These are veteran Washington infighters, politically savvy, cautious, consensus builders. Reasonable people differ over whether they’ve accomplished very much, but what seems indisputable is that they have failed to inspire the public, failed to show bankers what they need to see: the red eyes of a bull, snorting and foaming, ready to plunge at them if they fail to change their ways.
Geithner has done such a poor job of projecting the required animus that he is the subject of bipartisan calls for his resignation. Meanwhile, the process-obsessed administration has proposed a regulatory-overhaul plan that has crept slowly through Congress.
The president clearly has a problem. He needs to forget about process for a moment and focus on leadership, and send a message that the status quo is over. I can think of no better way of doing that then by appointing a snorting, red-eyed bull to some kind of position of power—it doesn’t matter where—to get the Street back on track, get bonuses in line with sanity, light a fire under the regulatory apparatus, and above all to convince the public that the markets are in good hands.
For that job, I nominate Eliot Spitzer.
Yes, Eliot “Hire Hookers and Curse and Yell and Threaten” Spitzer, the notoriously nasty, disgraced former New York governor, the man whose fall was so rapid that his eardrums practically ruptured from the change in air pressure. Yes, that Eliot Spitzer, now consigned to—how’s this for a comedown—writing financial columns when he is not walking his dog on Park Avenue and occasionally giving interviews that show that, while not the kind of man you’d want dating your sister, he definitely knows what he is talking about.
Not long ago, at just the time we needed him the most, Spitzer was even more of a pariah than he is today.
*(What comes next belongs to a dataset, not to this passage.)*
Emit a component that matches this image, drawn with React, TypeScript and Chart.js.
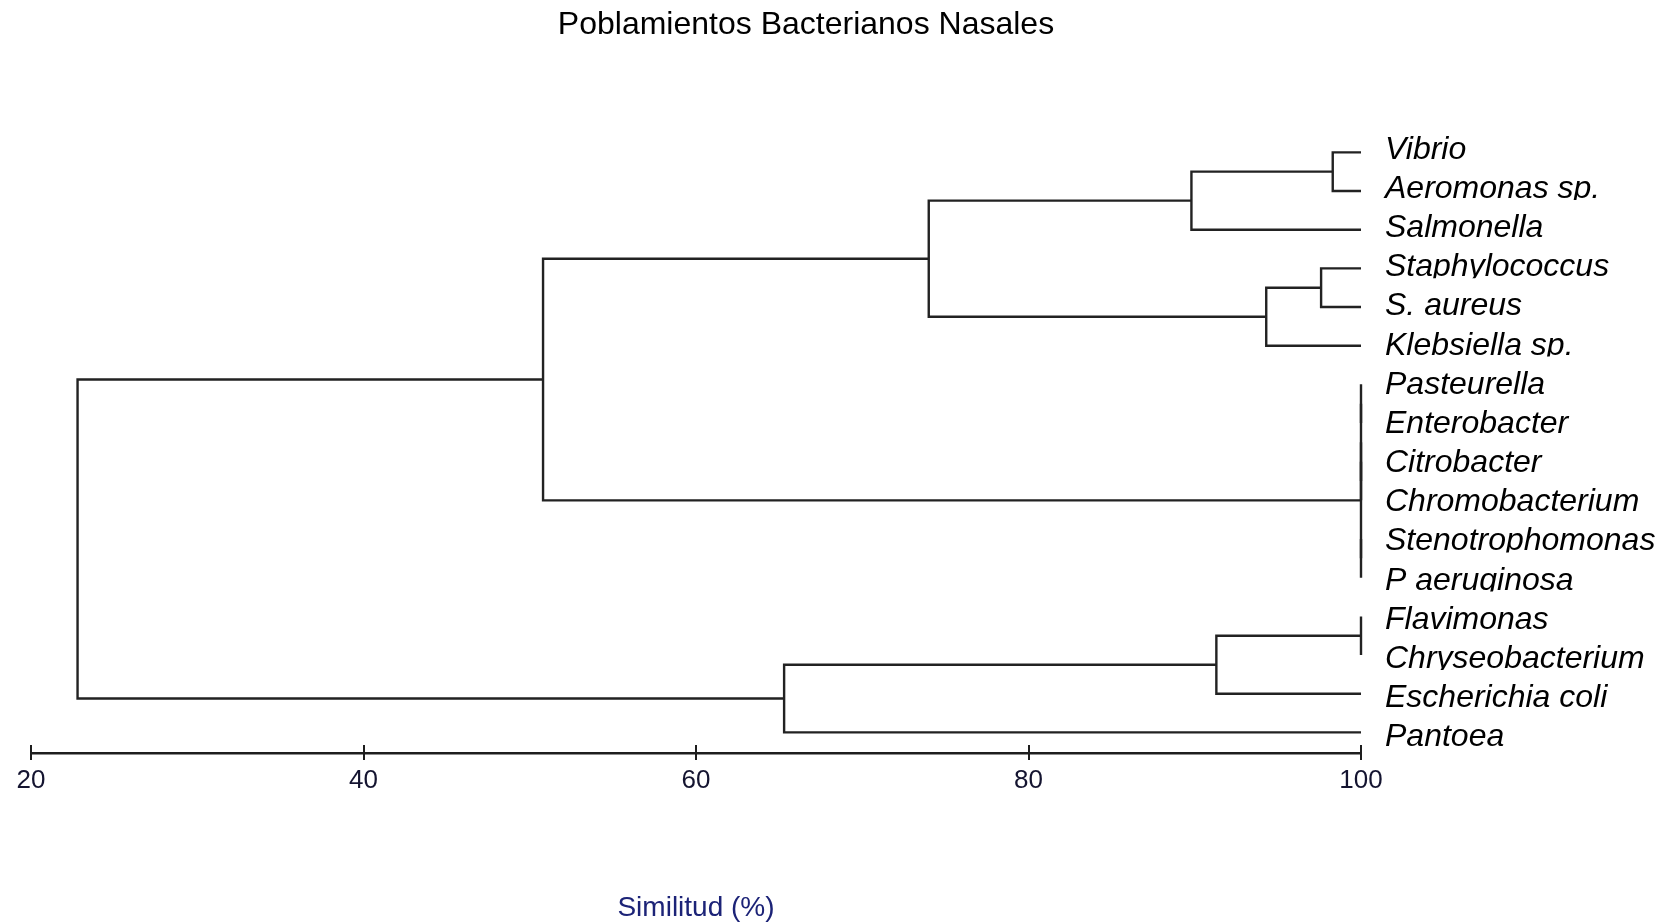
import React, { useEffect, useRef } from "react";
import { Chart, registerables } from "chart.js";

Chart.register(...registerables);

// ---- Data ----
const chartTitle = "Poblamientos Bacterianos Nasales";
const axisTitle = "Similitud (%)";

const leafLabels = [
  "Vibrio",
  "Aeromonas sp.",
  "Salmonella",
  "Staphylococcus",
  "S. aureus",
  "Klebsiella sp.",
  "Pasteurella",
  "Enterobacter",
  "Citrobacter",
  "Chromobacterium",
  "Stenotrophomonas",
  "P aeruginosa",
  "Flavimonas",
  "Chryseobacterium",
  "Escherichia coli",
  "Pantoea",
];

// Merge steps: "L#" = leaf index, "M#" = earlier merge index
const mergeLeft = ["L0", "M0", "L3", "M2", "M1", "L6", "L8", "M5", "L10", "M7", "M4", "L12", "M11", "M12", "M10"];
const mergeRight = ["L1", "L2", "L4", "L5", "M3", "L7", "L9", "M6", "L11", "M8", "M9", "L13", "L14", "L15", "M13"];
const mergeHeight = [98.3, 89.8, 97.6, 94.3, 74.0, 100, 100, 100, 100, 100, 50.8, 100, 91.3, 65.3, 22.8];

const xTickValues = [20, 40, 60, 80, 100];
const leafHeight = 100;

// ---- Build dendrogram segments ----
function buildSegments() {
  const nodeY: number[] = [];
  const nodeH: number[] = [];
  const get = (ref: string) => {
    const idx = parseInt(ref.slice(1), 10);
    if (ref[0] === "L") return { y: idx, h: leafHeight };
    return { y: nodeY[idx], h: nodeH[idx] };
  };
  const sets: { x: number; y: number }[][] = [];
  for (let i = 0; i < mergeHeight.length; i++) {
    const a = get(mergeLeft[i]);
    const b = get(mergeRight[i]);
    const h = mergeHeight[i];
    sets.push([
      { x: a.h, y: a.y },
      { x: h, y: a.y },
      { x: h, y: b.y },
      { x: b.h, y: b.y },
    ]);
    nodeY[i] = (a.y + b.y) / 2;
    nodeH[i] = h;
  }
  return sets;
}

const FONT = "'Liberation Sans', Arial, Helvetica, sans-serif";

export default function App() {
  const ref = useRef<HTMLCanvasElement | null>(null);

  useEffect(() => {
    if (!ref.current) return;
    const segs = buildSegments();

    const titlePlugin = {
      id: "customTitle",
      afterDraw(chart: any) {
        const ctx = chart.ctx;
        ctx.save();
        ctx.font = `32px ${FONT}`;
        ctx.fillStyle = "#000";
        ctx.textAlign = "center";
        ctx.textBaseline = "middle";
        ctx.fillText(chartTitle, 806, 25);
        ctx.restore();
      },
    };

    // leaf labels, drawn at the y scale's positions, clipped just below the baseline
    const leafLabelPlugin = {
      id: "leafLabels",
      afterDraw(chart: any) {
        const ys = chart.scales.y;
        const ctx = chart.ctx;
        const x = ys.left + 24;
        ctx.save();
        ctx.font = `italic 32px ${FONT}`;
        ctx.fillStyle = "#000";
        ctx.textAlign = "left";
        ctx.textBaseline = "alphabetic";
        leafLabels.forEach((lab, i) => {
          const py = ys.getPixelForValue(i);
          const base = py + 6.4 + 0.5 * i;
          ctx.save();
          ctx.beginPath();
          ctx.rect(x - 4, base - 30, chart.width - x + 4, 32);
          ctx.clip();
          ctx.fillText(lab, x, base);
          ctx.restore();
        });
        ctx.restore();
      },
    };

    const crossTicks = {
      id: "crossTicks",
      afterDraw(chart: any) {
        const xs = chart.scales.x;
        const ctx = chart.ctx;
        const y = xs.top;
        ctx.save();
        ctx.strokeStyle = "#1e1e1e";
        ctx.lineWidth = 2;
        xs.ticks.forEach((t: any) => {
          const px = Math.round(xs.getPixelForValue(t.value));
          ctx.beginPath();
          ctx.moveTo(px, y - 8);
          ctx.lineTo(px, y + 7);
          ctx.stroke();
        });
        ctx.restore();
      },
    };

    const chart = new Chart(ref.current, {
      type: "scatter",
      data: {
        datasets: segs.map((pts) => ({
          data: pts,
          showLine: true,
          borderColor: "#222222",
          borderWidth: 2.4,
          pointRadius: 0,
          tension: 0,
          clip: false,
        })),
      },
      options: {
        responsive: false,
        animation: false,
        devicePixelRatio: 1,
        events: [],
        layout: { padding: { left: 31, top: 133, right: 0, bottom: 0 } },
        plugins: {
          legend: { display: false },
          tooltip: { enabled: false },
          title: { display: false },
        },
        scales: {
          x: {
            type: "linear",
            position: "bottom",
            min: 20,
            max: 100,
            afterBuildTicks: (s: any) => {
              s.ticks = xTickValues.map((v) => ({ value: v }));
            },
            afterFit: (s: any) => {
              s.height = 170;
            },
            grid: { display: false, drawTicks: false },
            border: { display: true, color: "#1e1e1e", width: 2.4 },
            ticks: {
              padding: 12,
              color: "#141430",
              font: { family: FONT, size: 26 },
              maxRotation: 0,
            },
            title: {
              display: true,
              text: axisTitle,
              color: "#1c2377",
              font: { family: FONT, size: 28, lineHeight: 1.05 },
              padding: { top: 0, bottom: 0 },
            },
          },
          y: {
            type: "linear",
            position: "right",
            reverse: true,
            min: -0.5,
            max: 15.533,
            afterBuildTicks: (s: any) => {
              s.ticks = leafLabels.map((_, i) => ({ value: i }));
            },
            afterFit: (s: any) => {
              s.width = 306;
            },
            grid: { display: false, drawTicks: false },
            border: { display: false },
            ticks: { display: false },
          },
        },
      },
      plugins: [titlePlugin, leafLabelPlugin, crossTicks],
    });
    return () => chart.destroy();
  }, []);

  return (
    <div style={{ position: "absolute", left: 0, top: 0, width: 1667, height: 923, background: "#fff" }}>
      <canvas ref={ref} width={1667} height={923} style={{ display: "block" }} />
    </div>
  );
}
Some months back, just as the financial crisis was in full agony, I was sitting in a back row of Carnegie Hall during a classical concert, and in came Mr. and Mrs. Spitzer, taking seats right behind me, creeping in after the concert began and making a quick exit at intermission. The markets were heaving like a tuberculosis patient at the time, and here was a man who could make a difference, so disgraced that he couldn’t even show his face in public.